• WHAT IS REQUIRED:
In how many lines does the string "matplotlib" appear? Answer with the number only.

□ □ □

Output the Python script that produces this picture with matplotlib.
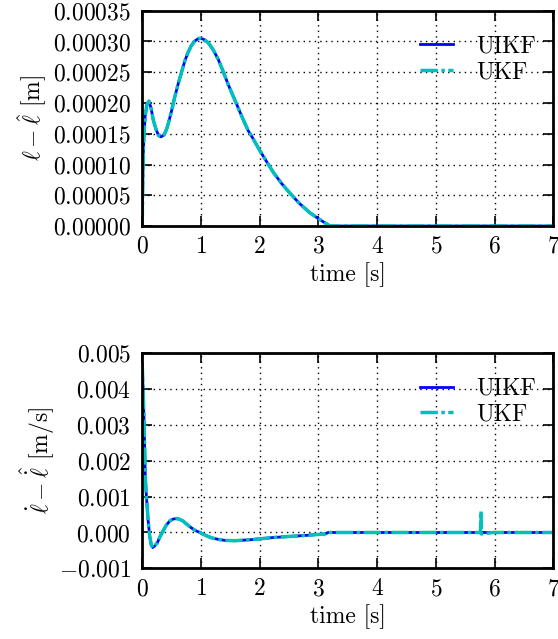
import matplotlib
matplotlib.use("Agg")
import matplotlib.pyplot as plt
from matplotlib.ticker import ScalarFormatter, MultipleLocator

plt.rcParams.update({
    "font.family": "serif", "font.serif": ["cmr10"], "mathtext.fontset": "cm",
    "axes.formatter.use_mathtext": True, "font.size": 17, "axes.unicode_minus": True,
})

# position error, both filters give the same curve
t_pos = [0.0, 0.01, 0.02, 0.03, 0.05, 0.08, 0.115, 0.15, 0.19, 0.24, 0.28, 0.32, 0.37, 0.415,
         0.46, 0.5, 0.55, 0.61, 0.67, 0.725, 0.78, 0.835, 0.9, 0.96, 1.0, 1.06, 1.125, 1.2,
         1.295, 1.38, 1.465, 1.55, 1.635, 1.72, 1.805, 1.895, 1.995, 2.11, 2.235, 2.375,
         2.52, 2.675, 2.85, 3.0, 3.115, 3.2, 7.0]
pos_err = [0.0, 7e-5, 1.2e-4, 1.45e-4, 1.78e-4, 1.97e-4, 2.03e-4, 1.92e-4, 1.72e-4, 1.56e-4,
           1.47e-4, 1.45e-4, 1.48e-4, 1.57e-4, 1.72e-4, 1.87e-4, 2.08e-4, 2.30e-4, 2.50e-4,
           2.68e-4, 2.82e-4, 2.93e-4, 3.01e-4, 3.05e-4, 3.05e-4, 3.03e-4, 2.98e-4, 2.88e-4,
           2.71e-4, 2.51e-4, 2.30e-4, 2.11e-4, 1.92e-4, 1.73e-4, 1.55e-4, 1.41e-4, 1.24e-4,
           1.06e-4, 8.7e-5, 6.9e-5, 5.3e-5, 3.7e-5, 2.2e-5, 1.2e-5, 5e-6, 0.0, 0.0]

# velocity error
t_vel = [0.0, 0.015, 0.03, 0.043, 0.053, 0.065, 0.076, 0.1, 0.128, 0.155, 0.18, 0.21, 0.257,
         0.3, 0.354, 0.41, 0.468, 0.52, 0.58, 0.635, 0.695, 0.76, 0.837, 0.91, 0.985, 1.08,
         1.18, 1.29, 1.405, 1.575, 1.86, 2.235, 2.8, 3.115, 3.17, 7.0]
vel_uikf = [0.0047, 0.0040, 0.00324, 0.00231, 0.00157, 0.0012, 0.00092, 0.00036, -0.0001,
            -0.00035, -0.00042, -0.00038, -0.00029, -0.00013, 0.00004, 0.0002, 0.00032,
            0.00037, 0.00039, 0.00037, 0.00032, 0.00023, 0.00013, 0.00005, 0.0, -0.00008,
            -0.00015, -0.00019, -0.00022, -0.00023, -0.0002, -0.00014, -0.00008, -0.00004,
            0.0, 0.0]
# UKF has the same curve plus a glitch near t = 5.77 s
t_glitch = [5.76, 5.77, 5.775, 5.98]
vel_glitch = [0.0, 0.0006, -0.00004, 0.0]
t_vel_ukf = t_vel[:-1] + t_glitch + t_vel[-1:]
vel_ukf = vel_uikf[:-1] + vel_glitch + vel_uikf[-1:]

fig = plt.figure(figsize=(5.58, 6.39), dpi=100)
ax1 = fig.add_axes([0.2548, 0.6463, 0.7367, 0.3369])
ax2 = fig.add_axes([0.2548, 0.1106, 0.7367, 0.3365])

ukf_dash = (5, 1, 1, 1)
ax1.plot(t_pos, pos_err, "-", color="b", lw=2, label="UIKF")
ax1.plot(t_pos, pos_err, color="c", lw=2.5, dashes=ukf_dash, label="UKF")
ax2.plot(t_vel, vel_uikf, "-", color="b", lw=2, label="UIKF")
ax2.plot(t_vel_ukf, vel_ukf, color="c", lw=2.5, dashes=ukf_dash, label="UKF")

ax1.set_ylim(0, 0.00035)
ax1.yaxis.set_major_locator(MultipleLocator(0.00005))
ax2.set_ylim(-0.001, 0.005)
ax2.yaxis.set_major_locator(MultipleLocator(0.001))
ax1.set_ylabel(r"$\ell - \hat{\ell}$ [m]", labelpad=3)
ax2.set_ylabel(r"$\dot{\ell} - \hat{\dot{\ell}}$ [m/s]", labelpad=1.5)

for ax in (ax1, ax2):
    ax.set_xlim(0, 7)
    ax.xaxis.set_major_locator(MultipleLocator(1))
    ax.set_xlabel("time [s]", labelpad=3)
    fmt = ScalarFormatter(useOffset=False)
    fmt.set_scientific(False)
    ax.yaxis.set_major_formatter(fmt)
    ax.tick_params(direction="in", top=True, right=True, length=7, width=1.2, labelsize=17)
    ax.tick_params(axis="x", pad=7)
    ax.tick_params(axis="y", pad=8)
    ax.grid(True, color="k", linestyle=(0, (1, 3)), lw=1)
    for s in ax.spines.values():
        s.set_linewidth(2)
    ax.legend(loc="upper right", bbox_to_anchor=(1.01, 0.985), frameon=False, fontsize=17,
              handlelength=1.4, handletextpad=1.0, labelspacing=0.15)

fig.savefig("out.png")
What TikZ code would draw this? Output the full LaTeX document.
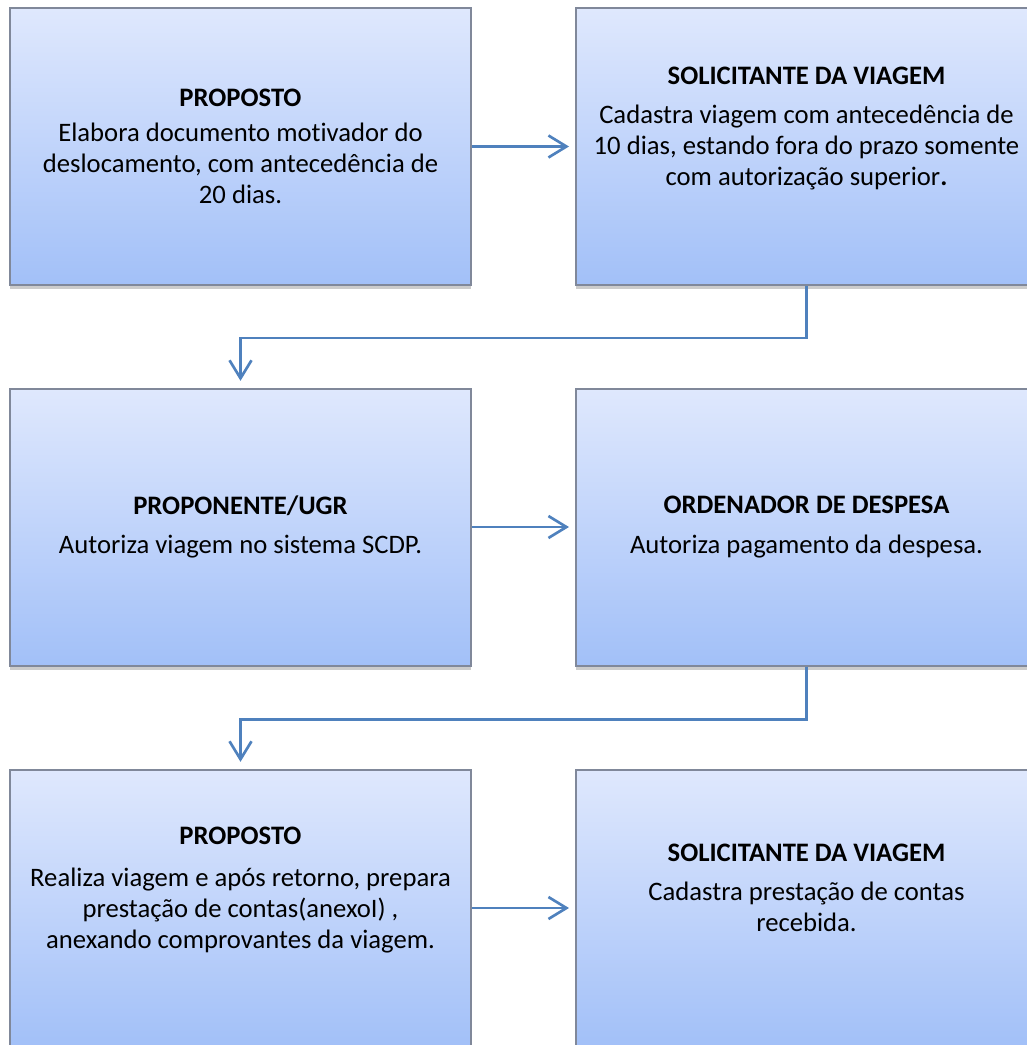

□ □ □

• PROBLEM SOLUTION:
5